La via intestata a Salvatore Falbo nella sua Gagliano

Salvatore Falbo è stato, senza dubbio, uno dei protagonisti delle avanguardie calabresi del Novecento, tra i più illustri della corrente artistica catanzarese, distintosi per il suo citato, forte e dichiarato interesse per i meno abbienti dell’agro gaglianese, dei quali ha rielaborato nelle tele la vita umile (ma densa) di gente solo apparentemente semplice, ma in verità “naturalmente” filosofa e poetante…

Oltre che negli olii a tecnica di “fumo di candela”, fu straordinario nel carboncino e nell’acquarello: laddove la porosità della carta rivela tutta la freschezza del suo tocco.
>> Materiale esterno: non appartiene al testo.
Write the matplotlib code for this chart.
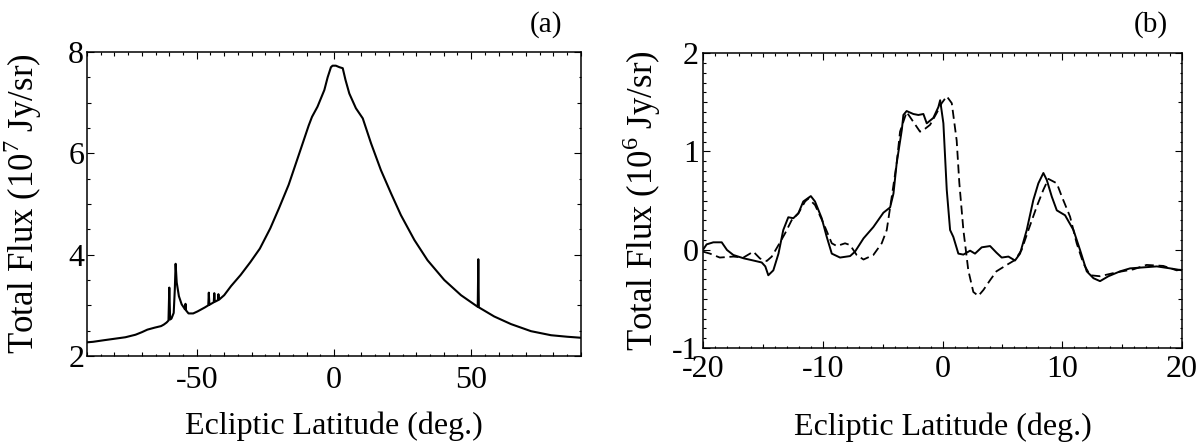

Nei ritratti, come d’altronde in quelli del suo maestro Garibaldi Gariani, il fattore umano è vivo e particolarmente equilibrato, con la fisiognomica che è abilmente piegata all’espressività, ed i precisi lineamenti del viso che rinviano all’atmosfera psicologica precisamente cercata, voluta e finemente espressa.